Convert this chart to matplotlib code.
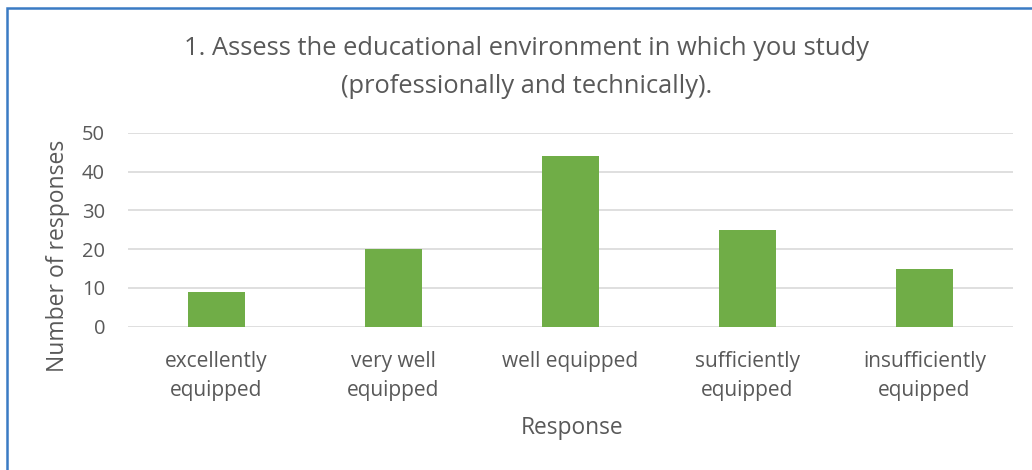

■ ■ ■

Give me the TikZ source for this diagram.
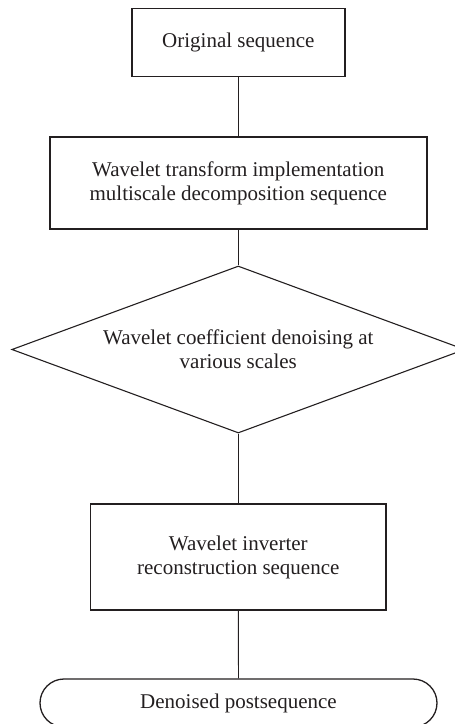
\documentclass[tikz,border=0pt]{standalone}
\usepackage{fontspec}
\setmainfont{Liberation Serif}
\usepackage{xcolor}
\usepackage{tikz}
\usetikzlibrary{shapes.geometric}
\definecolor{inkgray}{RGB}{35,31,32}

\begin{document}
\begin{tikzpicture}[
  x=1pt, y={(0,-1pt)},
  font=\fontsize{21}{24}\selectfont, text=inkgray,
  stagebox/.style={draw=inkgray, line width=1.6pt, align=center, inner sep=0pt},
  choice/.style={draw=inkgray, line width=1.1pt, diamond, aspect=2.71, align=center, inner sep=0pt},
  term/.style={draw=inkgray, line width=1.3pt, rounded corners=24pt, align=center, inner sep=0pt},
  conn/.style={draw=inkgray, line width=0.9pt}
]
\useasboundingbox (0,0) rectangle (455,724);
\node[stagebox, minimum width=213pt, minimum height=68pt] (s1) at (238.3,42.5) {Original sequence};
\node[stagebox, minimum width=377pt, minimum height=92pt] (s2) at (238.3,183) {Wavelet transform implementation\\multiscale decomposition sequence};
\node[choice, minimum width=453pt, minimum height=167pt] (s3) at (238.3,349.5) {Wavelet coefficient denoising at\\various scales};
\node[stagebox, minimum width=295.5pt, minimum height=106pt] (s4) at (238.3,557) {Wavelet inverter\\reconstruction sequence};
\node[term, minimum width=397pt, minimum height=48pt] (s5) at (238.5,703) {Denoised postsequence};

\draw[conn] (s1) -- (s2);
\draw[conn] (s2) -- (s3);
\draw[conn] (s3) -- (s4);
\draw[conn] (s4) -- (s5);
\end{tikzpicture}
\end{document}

■ ■ ■

SET EXERCISE
From the entries above, copy out every line where the string "this" appears.

SOLVED EXERCISE
Convert this chart to matplotlib code.
Give me the TikZ source for this diagram.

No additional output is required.